Saturday Art Club – Paint as Walter Price

October is Black History Month and here at GoMA we want to promote and celebrate Black history and the contributions of Black people to our society, as represented in our collections and programmes. As part of our programme, we will present highlights from our collection focused on Black history and art. We know there is still much work to be done, but we want to play our part to embed Black History in our mainstream programmes, all year round.

For this Saturday Art Club, we are going to be inspired by Walter Price, now on show at GoMA. Price is an American artist, born in 1989 in Georgia. Today, he lives and works in Brooklyn, New York. His colourful, dreamlike paintings are often scenes from inside the home such as the living room or garden. Figures appear, often lounging about on sofas or at the kitchen table.
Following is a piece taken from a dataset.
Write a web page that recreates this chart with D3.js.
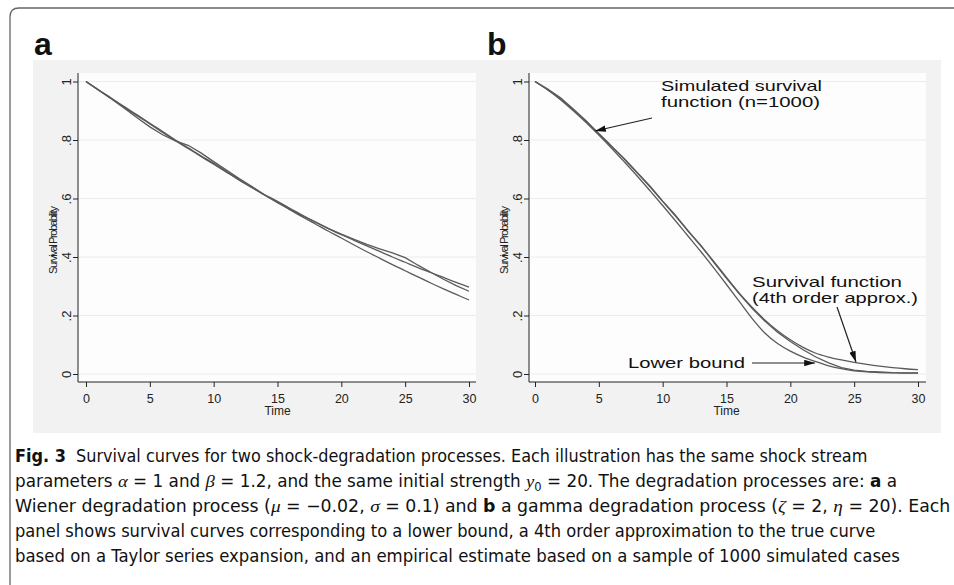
<!DOCTYPE html>
<html>
<head>
<meta charset="utf-8">
<script src="https://cdn.jsdelivr.net/npm/d3@7"></script>
<style>
  body { margin: 0; background: #fff; }
  svg { display: block; }
</style>
</head>
<body>
<div id="chart"></div>
<script>
// time grid shared by every curve
var time = [0, 1, 2, 3, 4, 5, 6, 7, 8, 9, 10, 11, 12, 13, 14, 15, 16, 17, 18, 19, 20,
            21, 22, 23, 24, 25, 26, 27, 28, 29, 30];

// panel a : Wiener degradation
var lowerA = [1.000, 0.970, 0.941, 0.912, 0.883, 0.855, 0.826, 0.798, 0.771, 0.744, 0.717,
              0.690, 0.663, 0.637, 0.611, 0.586, 0.561, 0.536, 0.512, 0.488, 0.465,
              0.441, 0.418, 0.396, 0.374, 0.353, 0.332, 0.311, 0.291, 0.272, 0.253];
var approxA = [1.000, 0.971, 0.943, 0.914, 0.886, 0.857, 0.829, 0.800, 0.773, 0.746, 0.720,
               0.692, 0.664, 0.638, 0.613, 0.590, 0.566, 0.542, 0.519, 0.497, 0.476,
               0.457, 0.438, 0.419, 0.400, 0.382, 0.364, 0.347, 0.330, 0.313, 0.297];
var empiricalA = [1.000, 0.970, 0.940, 0.909, 0.876, 0.845, 0.818, 0.797, 0.782, 0.756, 0.726,
                  0.697, 0.668, 0.641, 0.612, 0.587, 0.562, 0.540, 0.518, 0.497, 0.478,
                  0.460, 0.443, 0.428, 0.414, 0.398, 0.372, 0.348, 0.324, 0.302, 0.283];

// panel b : gamma degradation
var lowerB = [1.000, 0.971, 0.938, 0.900, 0.860, 0.817, 0.772, 0.725, 0.677, 0.627, 0.576,
              0.524, 0.471, 0.418, 0.363, 0.306, 0.248, 0.190, 0.140, 0.104, 0.078,
              0.058, 0.042, 0.028, 0.018, 0.011, 0.007, 0.005, 0.004, 0.003, 0.003];
var approxB = [1.000, 0.972, 0.940, 0.903, 0.864, 0.822, 0.779, 0.734, 0.688, 0.640, 0.590,
               0.540, 0.489, 0.437, 0.385, 0.330, 0.276, 0.228, 0.185, 0.148, 0.117,
               0.091, 0.071, 0.058, 0.048, 0.040, 0.033, 0.027, 0.022, 0.018, 0.015];
var empiricalB = [1.000, 0.974, 0.944, 0.906, 0.866, 0.820, 0.778, 0.736, 0.689, 0.643, 0.591,
                  0.543, 0.488, 0.440, 0.382, 0.327, 0.274, 0.225, 0.181, 0.143, 0.111,
                  0.083, 0.058, 0.038, 0.022, 0.013, 0.009, 0.007, 0.005, 0.004, 0.004];

// axes
var xTicks = [0, 5, 10, 15, 20, 25, 30];
var yTicks = [0, 0.2, 0.4, 0.6, 0.8, 1];
var yTickLabels = ["0", ".2", ".4", ".6", ".8", "1"];

// caption, one array per line: [text, style]
var captionLines = [
    [["Fig. 3", "b"], ["  Survival curves for two shock-degradation processes. Each illustration has the same shock stream", "n"]],
    [["parameters ", "n"], ["\u03b1", "i"], [" = 1 and ", "n"], ["\u03b2", "i"], [" = 1.2, and the same initial strength ", "n"],
     ["y", "i"], ["0", "sub"], [" = 20. The degradation processes are: ", "n"], ["a", "b"], [" a", "n"]],
    [["Wiener degradation process (", "n"], ["\u03bc", "i"], [" = \u22120.02, ", "n"], ["\u03c3", "i"], [" = 0.1) and ", "n"],
     ["b", "b"], [" a gamma degradation process (", "n"], ["\u03b6", "i"], [" = 2, ", "n"], ["\u03b7", "i"], [" = 20). Each", "n"]],
    [["panel shows survival curves corresponding to a lower bound, a 4th order approximation to the true curve", "n"]],
    [["based on a Taylor series expansion, and an empirical estimate based on a sample of 1000 simulated cases", "n"]]
];
var captionWidths = [853, 882, 936, 861, 885];

function draw() {
    var w = 954;
    var h = 585;

    var svg = d3.select("#chart")
        .append("svg")
        .attr("width", w)
        .attr("height", h);

    // arrow head
    svg.append("defs").append("marker")
        .attr("id", "arrow")
        .attr("viewBox", "0 0 10 6")
        .attr("refX", 10)
        .attr("refY", 3)
        .attr("markerWidth", 11)
        .attr("markerHeight", 6.5)
        .attr("markerUnits", "userSpaceOnUse")
        .attr("orient", "auto")
        .append("path")
        .attr("d", "M0,0L10,3L0,6Z")
        .attr("fill", "#111");

    // frame of the figure
    svg.append("path")
        .attr("d", "M10,600L10,17Q10,8 19,8L970,8")
        .attr("fill", "none")
        .attr("stroke", "#666")
        .attr("stroke-width", 1.3);

    // gray graph region
    svg.append("rect")
        .attr("x", 33).attr("y", 60)
        .attr("width", 908).attr("height", 373)
        .attr("fill", "#f2f2f2");

    var panels = [
        { label: "a", labelX: 34, left: 78, right: 476, x0: 86, x1: 469,
          series: [lowerA, approxA, empiricalA] },
        { label: "b", labelX: 487, left: 529, right: 926, x0: 535, x1: 918,
          series: [lowerB, approxB, empiricalB] }
    ];

    var top = 73, bottom = 382;
    var y = d3.scaleLinear().domain([0, 1]).range([374, 81.5]);

    panels.forEach(function(p) {
        var x = d3.scaleLinear().domain([0, 30]).range([p.x0, p.x1]);

        svg.append("text")
            .attr("x", p.labelX)
            .attr("y", 55)
            .attr("font-family", "Liberation Sans, Arial, sans-serif")
            .attr("font-weight", "bold")
            .attr("font-size", "32px")
            .attr("fill", "#111")
            .text(p.label);

        // plot area
        svg.append("rect")
            .attr("x", p.left).attr("y", top)
            .attr("width", p.right - p.left).attr("height", bottom - top)
            .attr("fill", "#fdfdfd");

        // gridlines
        svg.append("g")
            .selectAll("line")
            .data(yTicks)
            .enter()
            .append("line")
            .attr("x1", p.left).attr("x2", p.right)
            .attr("y1", function(d) { return y(d); })
            .attr("y2", function(d) { return y(d); })
            .attr("stroke", "#ececec")
            .attr("stroke-width", 1);

        // curves
        var smooth = d3.line()
            .x(function(d, i) { return x(time[i]); })
            .y(function(d) { return y(d); })
            .curve(d3.curveMonotoneX);
        var rough = d3.line()
            .x(function(d, i) { return x(time[i]); })
            .y(function(d) { return y(d); });

        p.series.forEach(function(s, k) {
            svg.append("path")
                .datum(s)
                .attr("d", k < 2 ? smooth : rough)
                .attr("fill", "none")
                .attr("stroke", "#5a5a5a")
                .attr("stroke-width", 1.3);
        });

        // y axis
        var yAxis = svg.append("g")
            .attr("transform", "translate(" + p.left + ",0)")
            .call(d3.axisLeft(y).tickValues(yTicks).tickSize(5)
                .tickFormat(function(d, i) { return yTickLabels[i]; }));
        yAxis.select(".domain").remove();
        yAxis.selectAll(".tick line").attr("stroke", "#222");
        yAxis.selectAll(".tick text")
            .attr("transform", "rotate(-90)")
            .attr("x", 0)
            .attr("y", -7.5)
            .attr("dy", 0)
            .attr("text-anchor", "middle")
            .attr("font-family", "Liberation Sans, Arial, sans-serif")
            .attr("font-size", "13px")
            .attr("fill", "#222");
        svg.append("line")
            .attr("x1", p.left).attr("x2", p.left)
            .attr("y1", top).attr("y2", bottom)
            .attr("stroke", "#222");

        // x axis
        var xAxis = svg.append("g")
            .attr("transform", "translate(0," + bottom + ")")
            .call(d3.axisBottom(x).tickValues(xTicks).tickSize(5).tickPadding(7));
        xAxis.select(".domain").remove();
        xAxis.selectAll(".tick line").attr("stroke", "#222");
        xAxis.selectAll(".tick text")
            .attr("font-family", "Liberation Sans, Arial, sans-serif")
            .attr("font-size", "12.5px")
            .attr("fill", "#222");
        svg.append("line")
            .attr("x1", p.left).attr("x2", p.right)
            .attr("y1", bottom).attr("y2", bottom)
            .attr("stroke", "#222");

        // axis titles
        svg.append("text")
            .attr("x", (p.x0 + p.x1) / 2)
            .attr("y", 415)
            .attr("text-anchor", "middle")
            .attr("font-family", "Liberation Sans, Arial, sans-serif")
            .attr("font-size", "12px")
            .attr("fill", "#222")
            .text("Time");

        svg.append("text")
            .attr("transform", "translate(" + (p.left - 21) + ",240) rotate(-90)")
            .attr("text-anchor", "middle")
            .attr("font-family", "Liberation Sans, Arial, sans-serif")
            .attr("font-size", "11px")
            .attr("textLength", 68)
            .attr("lengthAdjust", "spacing")
            .attr("fill", "#222")
            .text("Survival Probability");
    });

    // annotations in panel b
    var notes = [
        { text: "Simulated survival", x: 661, y: 91, len: 161 },
        { text: "function (n=1000)", x: 661, y: 107, len: 159 },
        { text: "Survival function", x: 752, y: 287, len: 150 },
        { text: "(4th order approx.)", x: 752, y: 303, len: 166 },
        { text: "Lower bound", x: 628, y: 368, len: 117 }
    ];
    svg.selectAll(".note")
        .data(notes)
        .enter()
        .append("text")
        .attr("class", "note")
        .attr("x", function(d) { return d.x; })
        .attr("y", function(d) { return d.y; })
        .attr("textLength", function(d) { return d.len; })
        .attr("lengthAdjust", "spacingAndGlyphs")
        .attr("font-family", "Liberation Sans, Arial, sans-serif")
        .attr("font-size", "14.5px")
        .attr("fill", "#111")
        .text(function(d) { return d.text; });

    var arrows = [
        [652, 118, 595, 131],
        [837, 307, 856, 362],
        [752, 363, 815, 363]
    ];
    svg.selectAll(".arrow")
        .data(arrows)
        .enter()
        .append("line")
        .attr("class", "arrow")
        .attr("x1", function(d) { return d[0]; })
        .attr("y1", function(d) { return d[1]; })
        .attr("x2", function(d) { return d[2]; })
        .attr("y2", function(d) { return d[3]; })
        .attr("stroke", "#222")
        .attr("stroke-width", 1.2)
        .attr("marker-end", "url(#arrow)");

    // caption
    captionLines.forEach(function(line, i) {
        var t = svg.append("text")
            .attr("x", 0)
            .attr("y", 0)
            .attr("font-family", "Liberation Sans Narrow, DejaVu Sans Condensed, Arial Narrow, sans-serif")
            .attr("font-size", "17.5px")
            .attr("fill", "#111")
            .attr("xml:space", "preserve");
        var lowered = false;
        line.forEach(function(seg) {
            var ts = t.append("tspan").text(seg[0]);
            if (seg[1] == "b") ts.attr("font-weight", "bold");
            if (seg[1] == "i") ts.attr("font-family", "Liberation Serif, DejaVu Serif, serif").attr("font-style", "italic");
            if (seg[1] == "sub") {
                ts.attr("font-size", "12px").attr("dy", 4);
                lowered = true;
            } else if (lowered) {
                ts.attr("dy", -4);
                lowered = false;
            }
        });
        var len = t.node().getComputedTextLength();
        t.attr("transform", "translate(15," + (462 + i * 25) + ") scale(" + (captionWidths[i] / len) + ",1)");
    });
}

window.onload = draw;
</script>
</body>
</html>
He served in the United States Navy for four years and perhaps this is what gave him the discipline that he now has in his daily painting schedule. He normally gets up every day at sunrise (4:30am!) and exercises rigorously, stretching or playing basketball. He then goes to his studio to start painting straight away. 

He produces many drawings and sketches before working on a canvas in colour. With some of his large-scale paintings you can see the energy and enthusiasm that has gone into producing them. Sometimes he paints with both hands at once, he can use both his right and left hand equally well (the word for this is ‘ambidextrous’).
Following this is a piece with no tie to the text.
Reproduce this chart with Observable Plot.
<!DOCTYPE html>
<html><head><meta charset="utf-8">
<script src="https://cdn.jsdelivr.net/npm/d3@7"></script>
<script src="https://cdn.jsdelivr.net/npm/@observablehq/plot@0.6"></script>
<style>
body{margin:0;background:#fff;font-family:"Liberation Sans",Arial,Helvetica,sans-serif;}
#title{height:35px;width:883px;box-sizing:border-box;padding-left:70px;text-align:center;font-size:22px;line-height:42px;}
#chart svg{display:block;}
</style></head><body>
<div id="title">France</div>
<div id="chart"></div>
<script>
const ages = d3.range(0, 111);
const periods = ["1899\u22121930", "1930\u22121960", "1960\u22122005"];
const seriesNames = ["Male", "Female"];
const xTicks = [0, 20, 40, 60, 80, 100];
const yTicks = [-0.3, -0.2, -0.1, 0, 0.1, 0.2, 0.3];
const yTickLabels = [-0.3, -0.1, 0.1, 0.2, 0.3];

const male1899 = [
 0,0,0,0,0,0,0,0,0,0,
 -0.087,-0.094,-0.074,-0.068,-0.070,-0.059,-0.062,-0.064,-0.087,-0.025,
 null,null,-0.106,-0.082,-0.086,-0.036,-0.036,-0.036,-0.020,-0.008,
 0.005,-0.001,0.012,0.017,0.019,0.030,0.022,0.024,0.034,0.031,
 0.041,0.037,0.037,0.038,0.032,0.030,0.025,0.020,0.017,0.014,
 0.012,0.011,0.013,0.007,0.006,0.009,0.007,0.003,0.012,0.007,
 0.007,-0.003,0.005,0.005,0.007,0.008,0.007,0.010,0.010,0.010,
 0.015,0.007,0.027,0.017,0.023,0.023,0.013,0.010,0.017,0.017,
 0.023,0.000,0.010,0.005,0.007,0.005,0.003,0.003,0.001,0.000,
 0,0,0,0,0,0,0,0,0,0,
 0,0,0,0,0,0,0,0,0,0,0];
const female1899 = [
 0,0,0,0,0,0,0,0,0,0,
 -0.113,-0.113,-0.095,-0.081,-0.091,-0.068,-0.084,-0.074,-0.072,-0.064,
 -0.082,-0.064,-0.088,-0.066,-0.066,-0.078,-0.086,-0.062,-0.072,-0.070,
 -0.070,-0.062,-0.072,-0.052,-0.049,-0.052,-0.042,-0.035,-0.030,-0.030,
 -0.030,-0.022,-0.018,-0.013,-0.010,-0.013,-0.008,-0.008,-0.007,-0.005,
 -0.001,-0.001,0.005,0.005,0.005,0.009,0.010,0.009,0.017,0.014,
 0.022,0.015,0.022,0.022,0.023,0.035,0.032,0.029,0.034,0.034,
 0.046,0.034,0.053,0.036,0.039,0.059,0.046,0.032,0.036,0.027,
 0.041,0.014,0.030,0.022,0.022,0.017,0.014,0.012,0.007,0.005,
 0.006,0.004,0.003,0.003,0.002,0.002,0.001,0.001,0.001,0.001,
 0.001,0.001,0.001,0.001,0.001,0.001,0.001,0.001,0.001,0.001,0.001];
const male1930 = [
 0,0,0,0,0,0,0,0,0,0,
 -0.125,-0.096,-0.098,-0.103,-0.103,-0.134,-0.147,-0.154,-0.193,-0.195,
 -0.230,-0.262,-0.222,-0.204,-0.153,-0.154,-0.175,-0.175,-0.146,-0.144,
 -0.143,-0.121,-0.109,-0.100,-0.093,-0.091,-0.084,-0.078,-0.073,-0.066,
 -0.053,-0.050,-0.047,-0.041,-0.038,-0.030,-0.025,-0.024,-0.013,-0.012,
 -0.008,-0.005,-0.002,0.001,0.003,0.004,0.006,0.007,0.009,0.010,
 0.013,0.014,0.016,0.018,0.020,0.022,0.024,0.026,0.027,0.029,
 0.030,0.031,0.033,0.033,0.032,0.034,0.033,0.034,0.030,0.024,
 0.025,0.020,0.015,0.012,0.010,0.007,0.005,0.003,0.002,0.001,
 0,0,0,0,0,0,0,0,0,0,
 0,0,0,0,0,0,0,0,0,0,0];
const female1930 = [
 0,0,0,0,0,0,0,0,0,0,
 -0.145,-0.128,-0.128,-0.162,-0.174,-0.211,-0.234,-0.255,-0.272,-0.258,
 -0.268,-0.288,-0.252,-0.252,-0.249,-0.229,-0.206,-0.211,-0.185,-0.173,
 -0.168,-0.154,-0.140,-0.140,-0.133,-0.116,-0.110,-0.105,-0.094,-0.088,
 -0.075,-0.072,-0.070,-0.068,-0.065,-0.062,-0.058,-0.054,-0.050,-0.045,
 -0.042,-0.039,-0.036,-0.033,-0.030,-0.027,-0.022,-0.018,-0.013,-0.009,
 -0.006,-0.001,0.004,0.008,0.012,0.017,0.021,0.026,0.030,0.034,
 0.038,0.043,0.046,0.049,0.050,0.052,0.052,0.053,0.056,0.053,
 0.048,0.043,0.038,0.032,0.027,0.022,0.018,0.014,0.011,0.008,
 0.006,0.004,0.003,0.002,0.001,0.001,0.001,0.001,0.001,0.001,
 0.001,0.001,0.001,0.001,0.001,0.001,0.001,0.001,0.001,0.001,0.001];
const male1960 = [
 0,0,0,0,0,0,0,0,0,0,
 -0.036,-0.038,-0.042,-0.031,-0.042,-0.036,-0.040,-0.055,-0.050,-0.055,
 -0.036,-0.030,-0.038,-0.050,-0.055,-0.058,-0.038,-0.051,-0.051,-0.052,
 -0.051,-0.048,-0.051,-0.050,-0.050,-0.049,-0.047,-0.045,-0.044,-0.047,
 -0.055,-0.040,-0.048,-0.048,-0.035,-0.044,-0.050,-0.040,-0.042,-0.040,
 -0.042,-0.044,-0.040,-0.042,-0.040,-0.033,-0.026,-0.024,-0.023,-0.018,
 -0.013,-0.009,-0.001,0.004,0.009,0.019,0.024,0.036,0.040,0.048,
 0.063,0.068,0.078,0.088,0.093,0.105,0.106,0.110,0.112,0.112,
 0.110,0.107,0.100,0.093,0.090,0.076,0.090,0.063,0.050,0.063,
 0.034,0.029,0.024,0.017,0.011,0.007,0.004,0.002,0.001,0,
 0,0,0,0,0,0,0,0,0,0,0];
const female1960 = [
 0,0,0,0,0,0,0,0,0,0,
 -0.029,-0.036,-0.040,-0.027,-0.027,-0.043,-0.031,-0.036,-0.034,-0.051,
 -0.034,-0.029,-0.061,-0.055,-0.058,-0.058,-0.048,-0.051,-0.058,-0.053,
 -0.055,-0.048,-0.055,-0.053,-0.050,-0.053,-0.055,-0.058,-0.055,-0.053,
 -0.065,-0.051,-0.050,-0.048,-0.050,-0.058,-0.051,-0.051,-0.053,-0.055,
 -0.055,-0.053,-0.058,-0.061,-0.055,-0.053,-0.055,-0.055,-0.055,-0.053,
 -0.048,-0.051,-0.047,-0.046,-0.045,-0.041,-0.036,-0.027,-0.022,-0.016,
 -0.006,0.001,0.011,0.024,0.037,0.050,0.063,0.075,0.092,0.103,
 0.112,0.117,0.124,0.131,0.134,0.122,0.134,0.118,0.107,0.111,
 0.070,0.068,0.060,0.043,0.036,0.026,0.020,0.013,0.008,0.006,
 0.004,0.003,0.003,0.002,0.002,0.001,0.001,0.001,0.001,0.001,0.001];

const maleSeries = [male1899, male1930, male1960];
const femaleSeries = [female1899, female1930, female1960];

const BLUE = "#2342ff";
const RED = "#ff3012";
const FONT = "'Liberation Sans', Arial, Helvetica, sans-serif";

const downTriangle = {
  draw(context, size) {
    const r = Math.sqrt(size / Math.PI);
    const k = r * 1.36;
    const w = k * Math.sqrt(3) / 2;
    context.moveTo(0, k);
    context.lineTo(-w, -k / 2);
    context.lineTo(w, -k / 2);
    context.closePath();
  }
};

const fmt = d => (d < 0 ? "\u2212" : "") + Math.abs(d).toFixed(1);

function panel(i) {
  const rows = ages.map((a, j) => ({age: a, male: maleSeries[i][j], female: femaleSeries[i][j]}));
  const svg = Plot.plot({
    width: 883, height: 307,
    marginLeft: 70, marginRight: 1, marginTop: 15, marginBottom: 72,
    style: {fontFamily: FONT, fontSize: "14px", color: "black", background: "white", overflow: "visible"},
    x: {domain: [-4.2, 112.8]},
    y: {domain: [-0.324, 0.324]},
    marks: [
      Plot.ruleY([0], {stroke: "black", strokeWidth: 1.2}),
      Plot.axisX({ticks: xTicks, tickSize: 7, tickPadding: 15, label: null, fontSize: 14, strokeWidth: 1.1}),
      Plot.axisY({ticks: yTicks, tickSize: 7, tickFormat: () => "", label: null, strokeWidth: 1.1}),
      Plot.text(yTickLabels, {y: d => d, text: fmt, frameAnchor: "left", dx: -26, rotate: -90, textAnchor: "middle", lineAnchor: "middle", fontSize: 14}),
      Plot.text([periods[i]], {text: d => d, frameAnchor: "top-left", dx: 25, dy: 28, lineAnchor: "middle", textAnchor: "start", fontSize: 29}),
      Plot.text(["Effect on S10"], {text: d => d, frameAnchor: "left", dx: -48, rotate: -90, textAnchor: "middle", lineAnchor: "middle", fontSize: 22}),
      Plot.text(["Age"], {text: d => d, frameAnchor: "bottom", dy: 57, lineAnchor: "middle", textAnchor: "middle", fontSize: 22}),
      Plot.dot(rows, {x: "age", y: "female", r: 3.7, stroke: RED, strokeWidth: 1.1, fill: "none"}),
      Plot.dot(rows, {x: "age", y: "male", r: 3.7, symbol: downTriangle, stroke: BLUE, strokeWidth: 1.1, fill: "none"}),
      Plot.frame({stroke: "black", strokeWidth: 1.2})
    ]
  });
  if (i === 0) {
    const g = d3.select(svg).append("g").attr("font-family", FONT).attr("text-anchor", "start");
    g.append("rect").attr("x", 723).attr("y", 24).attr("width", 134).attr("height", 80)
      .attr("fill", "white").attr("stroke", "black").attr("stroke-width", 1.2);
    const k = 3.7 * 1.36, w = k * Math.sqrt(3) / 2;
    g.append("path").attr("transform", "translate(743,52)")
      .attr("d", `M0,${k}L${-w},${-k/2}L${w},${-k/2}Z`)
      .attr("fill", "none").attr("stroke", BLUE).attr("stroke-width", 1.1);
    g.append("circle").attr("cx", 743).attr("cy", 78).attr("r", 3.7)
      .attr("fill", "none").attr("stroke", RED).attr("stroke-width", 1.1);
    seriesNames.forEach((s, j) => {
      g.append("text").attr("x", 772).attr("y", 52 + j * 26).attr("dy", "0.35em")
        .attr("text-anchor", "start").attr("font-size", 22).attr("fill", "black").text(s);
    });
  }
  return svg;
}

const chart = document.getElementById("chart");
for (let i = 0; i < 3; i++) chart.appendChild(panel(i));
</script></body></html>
He was inspired at a young age to become an artist by the black American painter Jacob Lawrence (1917-2000). His paintings were drawn from the African American experience as well as historical and contemporary themes, such as war, religion, and civil rights.

You can see one of Walter Price’s paintings in GoMA’s Domestic Bliss exhibition. Merge Sort is a wonderful image of a comfortable green sofa sitting in a green, blue landscape almost as if in an outside park. Why not make a sketch of the favourite part of your house and colour or paint it with bright colours? It might be your bed or your kitchen table. You can also have a go at drawing with both hands to see how it feels.

Method: You will need flat cardboard, pencil and either paint, oil pastels or crayons. First of all use a camera phone to take a photo of the area of your house that you want to make an image of, then sketch this onto the cardboard.

We used a pencil to make the sketch of our bedroom and then coloured it in using oil pastels.

Take another look at the way Walter Price plays with vibrant and bold colours and try out similar colour combinations yourself. Have fun!